▶ [Source material]
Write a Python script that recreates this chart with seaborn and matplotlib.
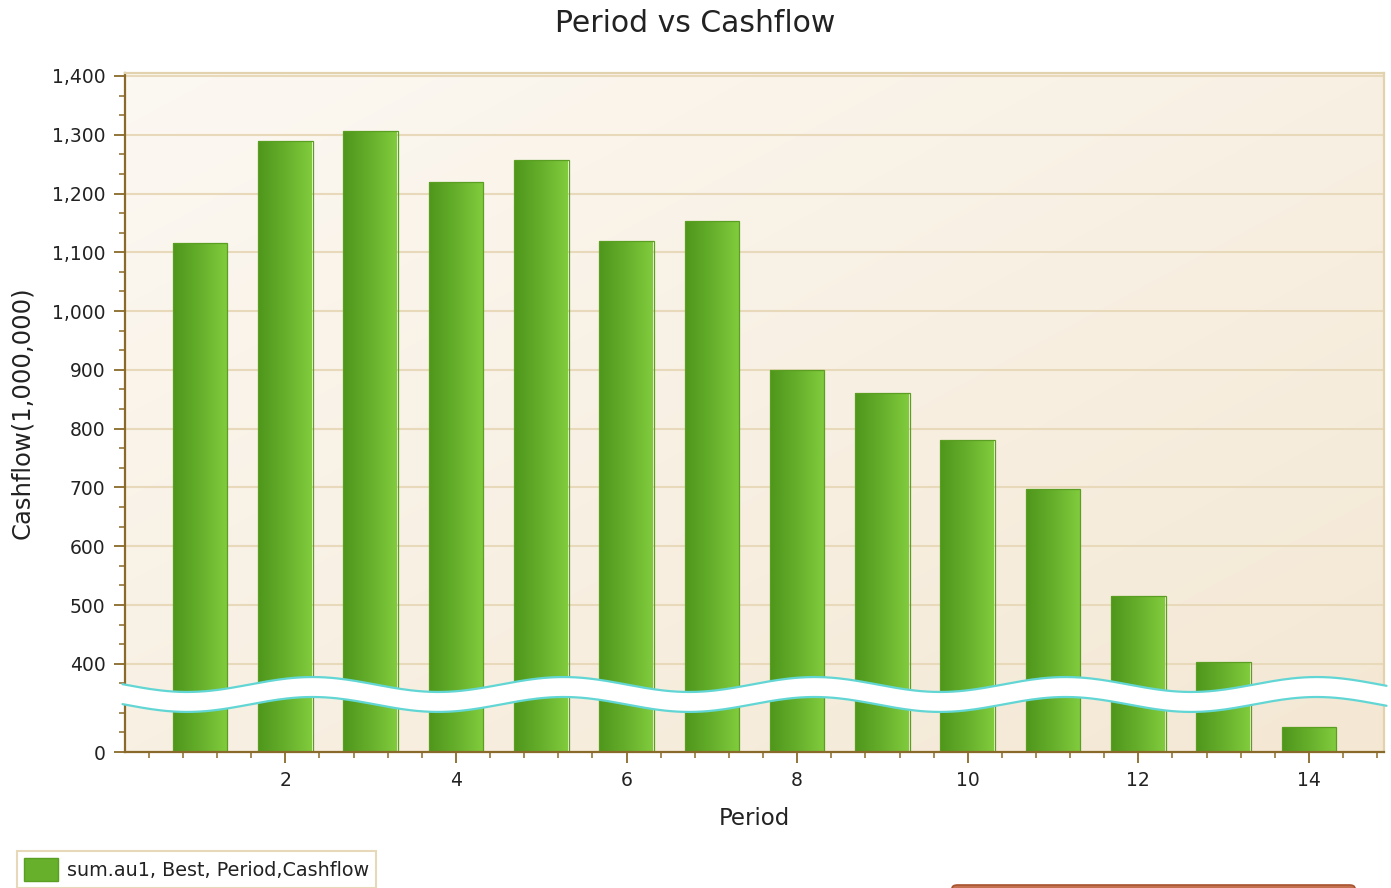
import numpy as np
import matplotlib
matplotlib.use("Agg")
import matplotlib.pyplot as plt
from matplotlib.colors import LinearSegmentedColormap
from matplotlib.patches import Patch, Polygon, FancyBboxPatch
from matplotlib.ticker import FixedLocator, MultipleLocator, FuncFormatter
import seaborn as sns

# data
period = [1, 2, 3, 4, 5, 6, 7, 8, 9, 10, 11, 12, 13, 14]
cashflow = [1116, 1290, 1306, 1220, 1257, 1119, 1153, 900, 861, 781, 698, 516, 403, 42]
y_ticks = [0, 400, 500, 600, 700, 800, 900, 1000, 1100, 1200, 1300, 1400]
x_ticks = [2, 4, 6, 8, 10, 12, 14]
series_label = "sum.au1, Best, Period,Cashflow"

brown = "#8a6a2a"
pale = "#e2d2ad"
text_c = "#222222"


# broken y axis: squeeze 80..350 into a thin slice hidden under the wave
def fwd(y):
    y = np.asarray(y, dtype=float)
    return np.where(y <= 80, y, np.where(y >= 350, y - 250, 80 + (y - 80) * 20 / 270))


def inv(s):
    s = np.asarray(s, dtype=float)
    return np.where(s <= 80, s, np.where(s >= 100, s + 250, 80 + (s - 80) * 270 / 20))


sns.set_style("white")
plt.rcParams["font.family"] = ["DejaVu Sans"]

fig = plt.figure(figsize=(13.91, 8.88), dpi=100)
ax = fig.add_axes([125 / 1391, 136 / 888, 1259 / 1391, 679 / 888])
ax.set_yscale("function", functions=(fwd, inv))

sns.barplot(x=period, y=cashflow, native_scale=True, width=0.64, color="#66b02c",
            saturation=1, edgecolor="#5a9e22", linewidth=0.9, errorbar=None, ax=ax, zorder=2)

# horizontal green gradient inside every bar
green = LinearSegmentedColormap.from_list("g", ["#4f971c", "#66b02c", "#82cc3e"])
grad = np.linspace(0, 1, 64).reshape(1, -1)
for p in ax.patches:
    x0, w = p.get_x(), p.get_width()
    im = ax.imshow(grad, extent=(x0, x0 + w, 0, 1), transform=ax.get_xaxis_transform(),
                   aspect="auto", cmap=green, zorder=1.9, interpolation="bilinear")
    im.set_clip_path(p)
    p.set_facecolor("none")

# plot area background gradient
bg = LinearSegmentedColormap.from_list("bg", ["#fcf8f2", "#f4e8d4"])
xx, yy = np.meshgrid(np.linspace(0, 1, 100), np.linspace(0, 1, 100))
ax.imshow((xx + yy) / 2, extent=(0, 1, 0, 1), transform=ax.transAxes,
          aspect="auto", cmap=bg, zorder=0, origin="upper", interpolation="bilinear")

ax.set_xlim(0.12, 14.88)
ax.set_ylim(0, 1405)

ax.yaxis.set_major_locator(FixedLocator(y_ticks))
ax.yaxis.set_major_formatter(FuncFormatter(lambda v, _: f"{v:,.0f}"))
minors = [v for v in np.arange(0, 1405, 100 / 3) if (v < 90 or v > 340) and abs(v % 100) > 1 and abs(v % 100 - 100) > 1]
ax.yaxis.set_minor_locator(FixedLocator(minors))
ax.xaxis.set_major_locator(FixedLocator(x_ticks))
ax.xaxis.set_major_formatter(FuncFormatter(lambda v, _: f"{v:.0f}"))
ax.xaxis.set_minor_locator(MultipleLocator(0.4))

for v in y_ticks[1:]:
    ax.axhline(v, color="#e8d9ba", lw=1.5, zorder=1)

for side in ["left", "bottom"]:
    ax.spines[side].set_color(brown)
    ax.spines[side].set_linewidth(1.6)
for side in ["top", "right"]:
    ax.spines[side].set_color(pale)
    ax.spines[side].set_linewidth(1.6)

ax.tick_params(axis="both", which="major", direction="out", length=8, width=1.3,
               color=brown, labelsize=13.5, labelcolor=text_c, pad=6,
               left=True, bottom=True)
ax.tick_params(axis="both", which="minor", direction="out", length=4, width=1.1,
               color=brown, left=True, bottom=True)

ax.set_xlabel("Period", fontsize=16.5, color=text_c, labelpad=12)
ax.set_ylabel("Cashflow(1,000,000)", fontsize=17.5, color=text_c, labelpad=13)
fig.text(0.5, 1 - 24 / 888, "Period vs Cashflow", fontsize=21.5, color=text_c,
         ha="center", va="center")

# wavy break band over the y axis gap
xs = np.linspace(-0.002, 1.002, 400)
centre = 0.0847 + 0.011 * np.cos(2 * np.pi * (xs - 0.149) / 0.1994)
half = 0.0147
top = centre + half
bot = centre - half
band = Polygon(np.vstack([np.column_stack([xs, top]), np.column_stack([xs[::-1], bot[::-1]])]),
               closed=True, transform=ax.transAxes, facecolor="white", edgecolor="none",
               zorder=5, clip_on=False)
ax.add_patch(band)
ax.plot(xs, top, color="#62d6d4", lw=1.6, transform=ax.transAxes, zorder=6, clip_on=False)
ax.plot(xs, bot, color="#62d6d4", lw=1.6, transform=ax.transAxes, zorder=6, clip_on=False)

handle = Patch(facecolor="#66b02c", edgecolor="#5a9e22", label=series_label)
leg = fig.legend(handles=[handle], loc="upper left", bbox_to_anchor=(17 / 1391, 1 - 851 / 888),
                 borderaxespad=0, frameon=True, fancybox=False, fontsize=13.8,
                 handlelength=1.8, handleheight=1.5, borderpad=0.35, handletextpad=0.45,
                 labelcolor=text_c)
leg.get_frame().set_edgecolor("#e0cfa8")
leg.get_frame().set_linewidth(1.5)

# edge of a box cut off at the bottom right
fig.patches.append(FancyBboxPatch((952 / 1391, -0.05), (1355 - 952) / 1391, 0.05 + 3 / 888,
                                  boxstyle="round,pad=0,rounding_size=0.004",
                                  transform=fig.transFigure, facecolor="#c47150",
                                  edgecolor="#a8532f", lw=1.2, clip_on=False))

fig.savefig("out.png", dpi=100)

▶ [Problem to solve] All the lines above are to be reproduced exactly, except the pictures.

▶ [Solution for this exercise]
Write a Python script that recreates this chart with seaborn and matplotlib.
import numpy as np
import matplotlib
matplotlib.use("Agg")
import matplotlib.pyplot as plt
from matplotlib.colors import LinearSegmentedColormap
from matplotlib.patches import Patch, Polygon, FancyBboxPatch
from matplotlib.ticker import FixedLocator, MultipleLocator, FuncFormatter
import seaborn as sns

# data
period = [1, 2, 3, 4, 5, 6, 7, 8, 9, 10, 11, 12, 13, 14]
cashflow = [1116, 1290, 1306, 1220, 1257, 1119, 1153, 900, 861, 781, 698, 516, 403, 42]
y_ticks = [0, 400, 500, 600, 700, 800, 900, 1000, 1100, 1200, 1300, 1400]
x_ticks = [2, 4, 6, 8, 10, 12, 14]
series_label = "sum.au1, Best, Period,Cashflow"

brown = "#8a6a2a"
pale = "#e2d2ad"
text_c = "#222222"


# broken y axis: squeeze 80..350 into a thin slice hidden under the wave
def fwd(y):
    y = np.asarray(y, dtype=float)
    return np.where(y <= 80, y, np.where(y >= 350, y - 250, 80 + (y - 80) * 20 / 270))


def inv(s):
    s = np.asarray(s, dtype=float)
    return np.where(s <= 80, s, np.where(s >= 100, s + 250, 80 + (s - 80) * 270 / 20))


sns.set_style("white")
plt.rcParams["font.family"] = ["DejaVu Sans"]

fig = plt.figure(figsize=(13.91, 8.88), dpi=100)
ax = fig.add_axes([125 / 1391, 136 / 888, 1259 / 1391, 679 / 888])
ax.set_yscale("function", functions=(fwd, inv))

sns.barplot(x=period, y=cashflow, native_scale=True, width=0.64, color="#66b02c",
            saturation=1, edgecolor="#5a9e22", linewidth=0.9, errorbar=None, ax=ax, zorder=2)

# horizontal green gradient inside every bar
green = LinearSegmentedColormap.from_list("g", ["#4f971c", "#66b02c", "#82cc3e"])
grad = np.linspace(0, 1, 64).reshape(1, -1)
for p in ax.patches:
    x0, w = p.get_x(), p.get_width()
    im = ax.imshow(grad, extent=(x0, x0 + w, 0, 1), transform=ax.get_xaxis_transform(),
                   aspect="auto", cmap=green, zorder=1.9, interpolation="bilinear")
    im.set_clip_path(p)
    p.set_facecolor("none")

# plot area background gradient
bg = LinearSegmentedColormap.from_list("bg", ["#fcf8f2", "#f4e8d4"])
xx, yy = np.meshgrid(np.linspace(0, 1, 100), np.linspace(0, 1, 100))
ax.imshow((xx + yy) / 2, extent=(0, 1, 0, 1), transform=ax.transAxes,
          aspect="auto", cmap=bg, zorder=0, origin="upper", interpolation="bilinear")

ax.set_xlim(0.12, 14.88)
ax.set_ylim(0, 1405)

ax.yaxis.set_major_locator(FixedLocator(y_ticks))
ax.yaxis.set_major_formatter(FuncFormatter(lambda v, _: f"{v:,.0f}"))
minors = [v for v in np.arange(0, 1405, 100 / 3) if (v < 90 or v > 340) and abs(v % 100) > 1 and abs(v % 100 - 100) > 1]
ax.yaxis.set_minor_locator(FixedLocator(minors))
ax.xaxis.set_major_locator(FixedLocator(x_ticks))
ax.xaxis.set_major_formatter(FuncFormatter(lambda v, _: f"{v:.0f}"))
ax.xaxis.set_minor_locator(MultipleLocator(0.4))

for v in y_ticks[1:]:
    ax.axhline(v, color="#e8d9ba", lw=1.5, zorder=1)

for side in ["left", "bottom"]:
    ax.spines[side].set_color(brown)
    ax.spines[side].set_linewidth(1.6)
for side in ["top", "right"]:
    ax.spines[side].set_color(pale)
    ax.spines[side].set_linewidth(1.6)

ax.tick_params(axis="both", which="major", direction="out", length=8, width=1.3,
               color=brown, labelsize=13.5, labelcolor=text_c, pad=6,
               left=True, bottom=True)
ax.tick_params(axis="both", which="minor", direction="out", length=4, width=1.1,
               color=brown, left=True, bottom=True)

ax.set_xlabel("Period", fontsize=16.5, color=text_c, labelpad=12)
ax.set_ylabel("Cashflow(1,000,000)", fontsize=17.5, color=text_c, labelpad=13)
fig.text(0.5, 1 - 24 / 888, "Period vs Cashflow", fontsize=21.5, color=text_c,
         ha="center", va="center")

# wavy break band over the y axis gap
xs = np.linspace(-0.002, 1.002, 400)
centre = 0.0847 + 0.011 * np.cos(2 * np.pi * (xs - 0.149) / 0.1994)
half = 0.0147
top = centre + half
bot = centre - half
band = Polygon(np.vstack([np.column_stack([xs, top]), np.column_stack([xs[::-1], bot[::-1]])]),
               closed=True, transform=ax.transAxes, facecolor="white", edgecolor="none",
               zorder=5, clip_on=False)
ax.add_patch(band)
ax.plot(xs, top, color="#62d6d4", lw=1.6, transform=ax.transAxes, zorder=6, clip_on=False)
ax.plot(xs, bot, color="#62d6d4", lw=1.6, transform=ax.transAxes, zorder=6, clip_on=False)

handle = Patch(facecolor="#66b02c", edgecolor="#5a9e22", label=series_label)
leg = fig.legend(handles=[handle], loc="upper left", bbox_to_anchor=(17 / 1391, 1 - 851 / 888),
                 borderaxespad=0, frameon=True, fancybox=False, fontsize=13.8,
                 handlelength=1.8, handleheight=1.5, borderpad=0.35, handletextpad=0.45,
                 labelcolor=text_c)
leg.get_frame().set_edgecolor("#e0cfa8")
leg.get_frame().set_linewidth(1.5)

# edge of a box cut off at the bottom right
fig.patches.append(FancyBboxPatch((952 / 1391, -0.05), (1355 - 952) / 1391, 0.05 + 3 / 888,
                                  boxstyle="round,pad=0,rounding_size=0.004",
                                  transform=fig.transFigure, facecolor="#c47150",
                                  edgecolor="#a8532f", lw=1.2, clip_on=False))

fig.savefig("out.png", dpi=100)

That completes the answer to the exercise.